When Febles started taking pictures with his cell phone, officers quickly arrested him and took him to a neighborhood police station, where he was held for seven hours and made to erase all of his photos of the dish seizures, a highly unpopular police activity. Febles, a former librarian who took up independent journalism in 1998 and now runs the overseas-hosted website, told CPJ that he has become accustomed to detentions, which number in the dozens over the years, but that he is still bothered that his phone is tapped and that he’s followed by security agents in the streets. The agents sometimes stop him, Febles said, and relay what they’ve heard in his private phone conversations.
Such is the state of repression in Cuba today. As President Raúl Castro’s government seeks greater international engagement, it has freed in the last year more than 20 imprisoned independent journalists and numerous other political detainees who had been held since the notorious Black Spring crackdown of 2003. Government officials talk of political and economic reform, pointing to a plan to introduce high-speed Internet service to the island this summer. But though the government has changed tactics in suppressing independent news and opinion, it has not abandoned repressive practices intended to stifle the free flow of information.
A CPJ investigation has found that the government persists in aggressively persecuting critical journalists with methods that include arbitrary arrests, short-term detentions, beatings, smear campaigns, surveillance, and social sanctions. Today’s tactics have yet to attract widespread international attention because they are lower in profile than the Black Spring crackdown, but the government’s oppressive actions are ongoing and significant.
CPJ examined government activities in March and April 2011, two months with sensitive political milestones, and found that journalists were targeted in more than 50 instances of repression. The majority of cases involved arrests by state security agents or police officers, according to CPJ research and documentation by the Cuban Commission on Human Rights and National Reconciliation and Hablemos Press, a news agency that focuses on human rights. Most frequently, these journalists were detained on their way to cover a demonstration or political event and were held in local police stations for hours or days.
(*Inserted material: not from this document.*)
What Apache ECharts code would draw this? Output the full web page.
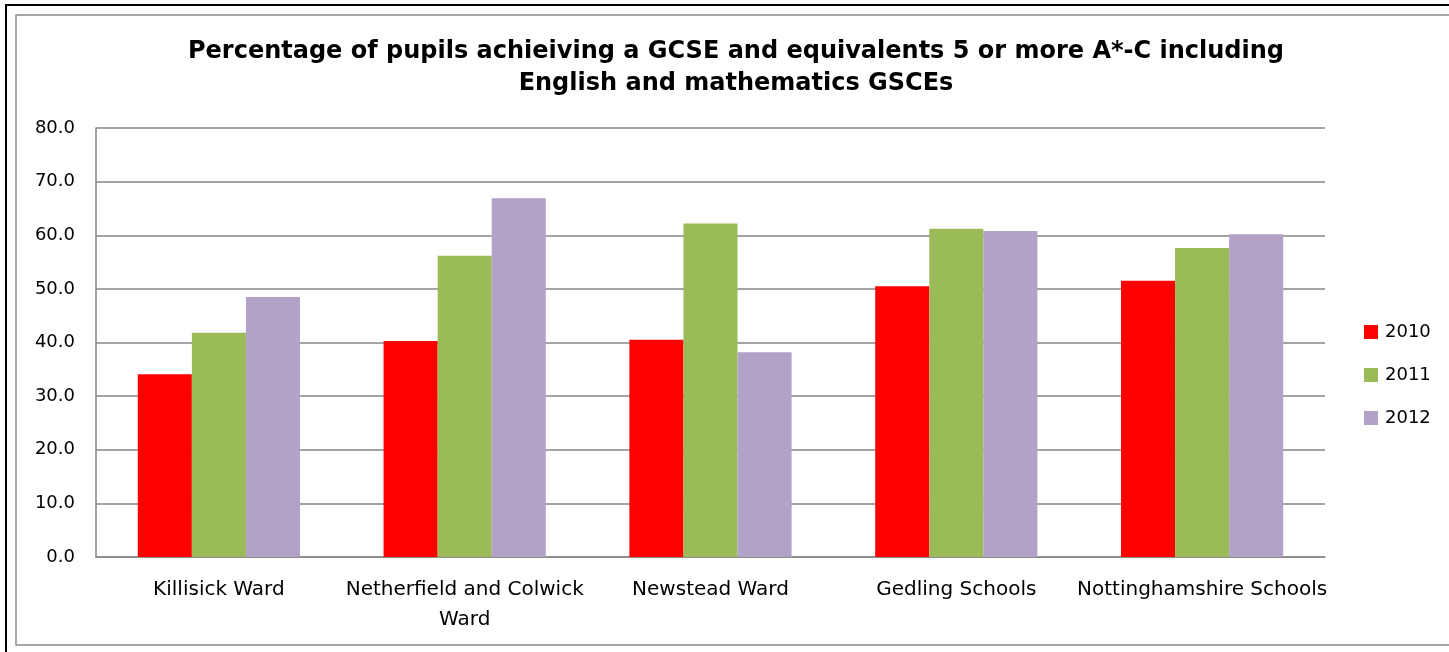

In at least 11 cases, the arrests were carried out with violence, CPJ research shows.
During this period, more than a dozen journalists endured house arrest, preventing them from reporting on the Communist Party Congress in April and the eighth anniversary in March of the Black Spring crackdown that led to the imprisonment of dozens of journalists and dissidents. Although no journalists have been sentenced to lengthy prison terms in the last year, Cuban authorities in May ominously sentenced six political dissidents to prison sentences of two to five years.